State how many lines include "seaborn", giving the number by itself.

□ □ □

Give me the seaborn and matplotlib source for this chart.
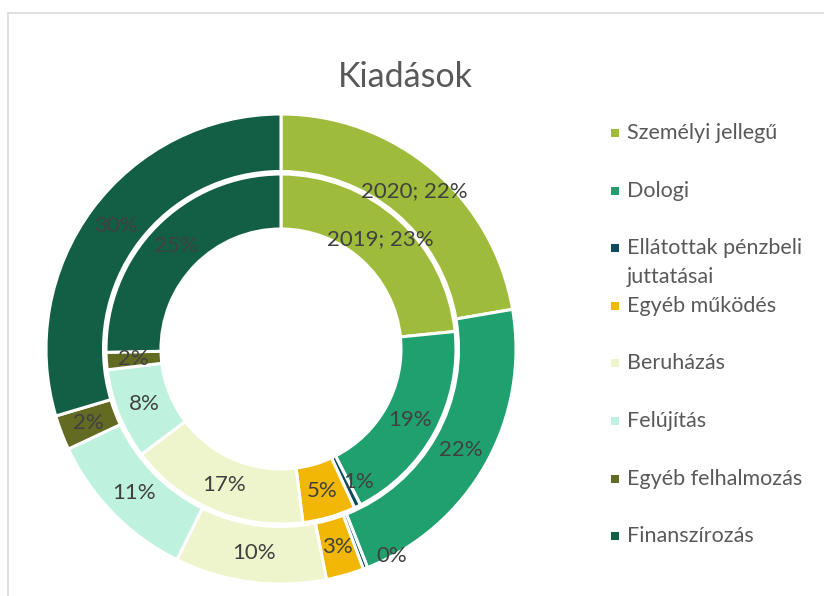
import matplotlib
matplotlib.use("Agg")
import matplotlib.pyplot as plt
from matplotlib.patches import Rectangle
import numpy as np
import seaborn as sns

# Expenditure structure (percent of total), by category
categories = [
    "Személyi jellegű",
    "Dologi",
    "Ellátottak pénzbeli\njuttatásai",
    "Egyéb működés",
    "Beruházás",
    "Felújítás",
    "Egyéb felhalmozás",
    "Finanszírozás",
]
years = ["2020", "2019"]
shares_2020 = [22.3, 21.7, 0.3, 2.6, 10.4, 10.7, 2.4, 29.6]
shares_2019 = [23.4, 19.1, 0.6, 4.9, 16.7, 8.4, 1.6, 25.3]
colors = ["#9fbb3b", "#21a06f", "#0c4a5c", "#f2b705",
          "#eef4cc", "#bef2de", "#636b23", "#135f45"]
title = "Kiadások"

sns.set_theme(style="white")
plt.rcParams["font.family"] = ["Lato", "DejaVu Sans"]
palette = sns.color_palette(colors)

W, H = 824, 596
fig = plt.figure(figsize=(W / 100, H / 100), dpi=100)
ax = fig.add_axes([0, 0, 1, 1])


def Y(y):
    """Convert a top-based pixel row to axes data coordinates."""
    return H - y


cx, cy = 281, Y(349)
label_color = "#404040"

# ring settings: outer ring = 2020, inner ring = 2019
rings = [
    (shares_2020, years[0], 235, 57.5),
    (shares_2019, years[1], 175, 55),
]
# nudges for the labels of very thin slices
nudges = {("2020", 2): (37, -15), ("2019", 2): (13, 0)}

for values, year, radius, width in rings:
    wedges, _ = ax.pie(
        values,
        colors=palette,
        radius=radius,
        center=(cx, cy),
        startangle=90,
        counterclock=False,
        wedgeprops=dict(width=width, edgecolor="white", linewidth=2.2),
    )
    rmid = radius - width / 2
    for i, (wd, v) in enumerate(zip(wedges, values)):
        ang = np.deg2rad((wd.theta1 + wd.theta2) / 2)
        x = cx + rmid * np.cos(ang)
        y = cy + rmid * np.sin(ang)
        txt = f"{v:.0f}%"
        if i == 0:
            txt = f"{year}; {txt}"
        dx, dy = nudges.get((year, i), (0, 0))
        ax.text(x + dx, y + dy, txt, ha="center", va="center",
                fontsize=16, color=label_color)

ax.set_xlim(0, W)
ax.set_ylim(0, H)
ax.axis("off")

# chart title
ax.text(405, Y(87), title, ha="center", va="baseline",
        fontsize=24.5, color="#595959")

# legend
leg_top, leg_step, line_step = 133, 57.6, 28.5
for i, (cat, col) in enumerate(zip(categories, palette)):
    y0 = leg_top + i * leg_step
    ax.add_patch(Rectangle((611, Y(y0 + 4)), 8, 8, facecolor=col,
                           edgecolor="none"))
    for j, line in enumerate(cat.split("\n")):
        ax.text(627, Y(y0 + j * line_step), line, ha="left", va="center",
                fontsize=15.5, color="#595959")

# chart area border
ax.plot([8.5, 8.5], [0, Y(12.5)], color="#d9d9d9", lw=1.2, clip_on=False)
ax.plot([8.5, W], [Y(12.5), Y(12.5)], color="#d9d9d9", lw=1.2, clip_on=False)

fig.savefig("out.png", dpi=100)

□ □ □

• _Task response_
2